Weddings are incredibly remarkable. More than just a party, weddings are a declaration. They are an announcement that two people are choosing to walk, hand in hand, into an unknown future. Those two people make the choice to a lifetime together – a lifetime of supporting each other’s dreams and creating new ones, of encouraging each other’s best and accepting their worst, and of leaving behind an old self to become something entirely new. These are some of the reasons I love being a wedding photographer.
It’s no secret, then, that my favorite wedding trends involves creating space before the ceremony to embrace these truths. In the last few years, brides and grooms have been intentionally carving out time in their busy wedding day schedule to remind each other why they are choosing to say “I do.” Though it can be done in different ways, the important thing is to create time and space to be alone together. Here are some of the ways I’ve seen brides and grooms achieve this special moment:
1. First Looks – Choosing to do a first look may not be for everybody, but there is something really cool about being alone together when you see your bride or groom for the first time. There are also some great benefits to first looks. First, it takes off the pressure. When you see each other for the first time, dressed as bride and groom, it’s just the two of you. There aren’t hundreds of eyes on you, watching your reaction. Second, you can say what you want to say in the exact moment you want to say it. There isn’t a ceremony happening when you see your significant other, so there is freedom to respond in a way that is completely natural.
However, if you are all about tradition and don’t want to see each other before the walk down the aisle, here are some alternatives to a first look. These alternatives bring the bride and groom together before the ceremony without compromising tradition.
2. Letters – Write each other a letter. Meet each other on opposite sides of a door or pillar to exchange letters. The barrier between you acts as a veil to keep you hidden. In an exchange of letters, you have freedom to express what you may not have time to say in the craziness of day. You can still hear each other and respond to one another without formally breaking tradition. That is what my friends, Hayley and James, did in this photo.
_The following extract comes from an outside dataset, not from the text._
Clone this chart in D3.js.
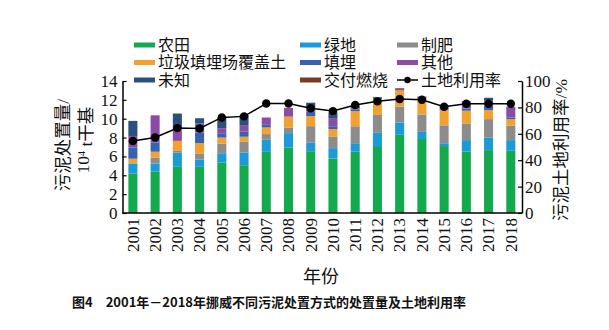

3. Prayer – In the same way as a letter exchange, I’ve seen brides and grooms join hands in prayer before the ceremony. Creating time to thank God for the gift of your wife or husband is a truly special thing. I can think of nothing sweeter than surrounding each other in prayer before making one of life’s biggest decisions.
All of these trends create time and space for a couple to get alone together and communicate what they feel on the wedding day. Let’s face it, a wedding can be hectic. The ceremony happens, then the photos, the toasts, the dances, and before you know it the day is over. Each part of the schedule is checked off the list and you go from bride and groom to husband and wife in a blur. That’s why I love opportunities to take yourself out the schedule and make time to be alone together. I think you’ll be so glad you did.